PROBLEM REQUIREMENTS ::
Leave out the pictures and repeat the rest of the material exactly.

RAW DATA ::
□ □ □ □ □

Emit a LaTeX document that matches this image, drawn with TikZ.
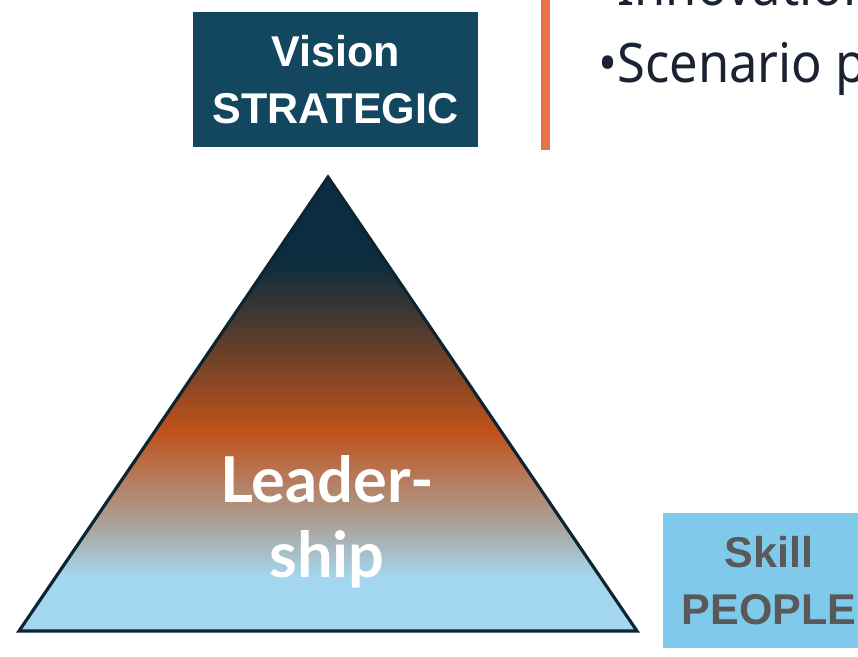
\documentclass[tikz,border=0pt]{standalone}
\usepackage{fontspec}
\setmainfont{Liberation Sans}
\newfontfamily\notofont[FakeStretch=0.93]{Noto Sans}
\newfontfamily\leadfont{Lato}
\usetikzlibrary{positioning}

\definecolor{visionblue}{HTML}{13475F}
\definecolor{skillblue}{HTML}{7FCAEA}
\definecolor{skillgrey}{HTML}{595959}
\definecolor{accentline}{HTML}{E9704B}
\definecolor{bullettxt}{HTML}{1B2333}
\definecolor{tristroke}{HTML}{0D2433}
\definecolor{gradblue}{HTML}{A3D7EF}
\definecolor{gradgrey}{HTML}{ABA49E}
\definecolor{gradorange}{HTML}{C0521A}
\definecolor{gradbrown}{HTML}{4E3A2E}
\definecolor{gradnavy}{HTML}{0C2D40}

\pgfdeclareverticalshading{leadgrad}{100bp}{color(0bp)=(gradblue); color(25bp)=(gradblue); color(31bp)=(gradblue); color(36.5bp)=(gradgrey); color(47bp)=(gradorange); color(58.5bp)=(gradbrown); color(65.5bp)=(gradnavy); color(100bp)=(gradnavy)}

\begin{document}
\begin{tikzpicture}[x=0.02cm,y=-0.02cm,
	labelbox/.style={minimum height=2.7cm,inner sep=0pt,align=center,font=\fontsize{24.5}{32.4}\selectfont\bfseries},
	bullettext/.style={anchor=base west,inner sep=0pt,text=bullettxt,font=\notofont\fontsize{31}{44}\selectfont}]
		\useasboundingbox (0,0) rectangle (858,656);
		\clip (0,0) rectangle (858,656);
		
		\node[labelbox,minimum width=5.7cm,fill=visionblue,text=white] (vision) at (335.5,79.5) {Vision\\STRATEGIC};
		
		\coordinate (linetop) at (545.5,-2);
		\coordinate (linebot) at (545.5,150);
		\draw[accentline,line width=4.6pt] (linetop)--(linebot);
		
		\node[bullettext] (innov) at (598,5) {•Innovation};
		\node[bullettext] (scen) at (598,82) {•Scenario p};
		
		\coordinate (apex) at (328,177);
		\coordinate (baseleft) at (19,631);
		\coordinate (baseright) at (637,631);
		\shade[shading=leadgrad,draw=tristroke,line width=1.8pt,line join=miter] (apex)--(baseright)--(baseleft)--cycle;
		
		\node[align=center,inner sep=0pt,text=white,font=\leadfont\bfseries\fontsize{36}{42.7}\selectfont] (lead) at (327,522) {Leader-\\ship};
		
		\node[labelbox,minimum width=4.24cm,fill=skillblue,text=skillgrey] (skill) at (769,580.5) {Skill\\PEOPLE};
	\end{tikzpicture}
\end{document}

□ □ □ □ □

OUTPUT BELOW ::
Emit a LaTeX document that matches this image, drawn with TikZ.
\documentclass[tikz,border=0pt]{standalone}
\usepackage{fontspec}
\setmainfont{Liberation Sans}
\newfontfamily\notofont[FakeStretch=0.93]{Noto Sans}
\newfontfamily\leadfont{Lato}
\usetikzlibrary{positioning}

\definecolor{visionblue}{HTML}{13475F}
\definecolor{skillblue}{HTML}{7FCAEA}
\definecolor{skillgrey}{HTML}{595959}
\definecolor{accentline}{HTML}{E9704B}
\definecolor{bullettxt}{HTML}{1B2333}
\definecolor{tristroke}{HTML}{0D2433}
\definecolor{gradblue}{HTML}{A3D7EF}
\definecolor{gradgrey}{HTML}{ABA49E}
\definecolor{gradorange}{HTML}{C0521A}
\definecolor{gradbrown}{HTML}{4E3A2E}
\definecolor{gradnavy}{HTML}{0C2D40}

\pgfdeclareverticalshading{leadgrad}{100bp}{color(0bp)=(gradblue); color(25bp)=(gradblue); color(31bp)=(gradblue); color(36.5bp)=(gradgrey); color(47bp)=(gradorange); color(58.5bp)=(gradbrown); color(65.5bp)=(gradnavy); color(100bp)=(gradnavy)}

\begin{document}
\begin{tikzpicture}[x=0.02cm,y=-0.02cm,
	labelbox/.style={minimum height=2.7cm,inner sep=0pt,align=center,font=\fontsize{24.5}{32.4}\selectfont\bfseries},
	bullettext/.style={anchor=base west,inner sep=0pt,text=bullettxt,font=\notofont\fontsize{31}{44}\selectfont}]
		\useasboundingbox (0,0) rectangle (858,656);
		\clip (0,0) rectangle (858,656);
		
		\node[labelbox,minimum width=5.7cm,fill=visionblue,text=white] (vision) at (335.5,79.5) {Vision\\STRATEGIC};
		
		\coordinate (linetop) at (545.5,-2);
		\coordinate (linebot) at (545.5,150);
		\draw[accentline,line width=4.6pt] (linetop)--(linebot);
		
		\node[bullettext] (innov) at (598,5) {•Innovation};
		\node[bullettext] (scen) at (598,82) {•Scenario p};
		
		\coordinate (apex) at (328,177);
		\coordinate (baseleft) at (19,631);
		\coordinate (baseright) at (637,631);
		\shade[shading=leadgrad,draw=tristroke,line width=1.8pt,line join=miter] (apex)--(baseright)--(baseleft)--cycle;
		
		\node[align=center,inner sep=0pt,text=white,font=\leadfont\bfseries\fontsize{36}{42.7}\selectfont] (lead) at (327,522) {Leader-\\ship};
		
		\node[labelbox,minimum width=4.24cm,fill=skillblue,text=skillgrey] (skill) at (769,580.5) {Skill\\PEOPLE};
	\end{tikzpicture}
\end{document}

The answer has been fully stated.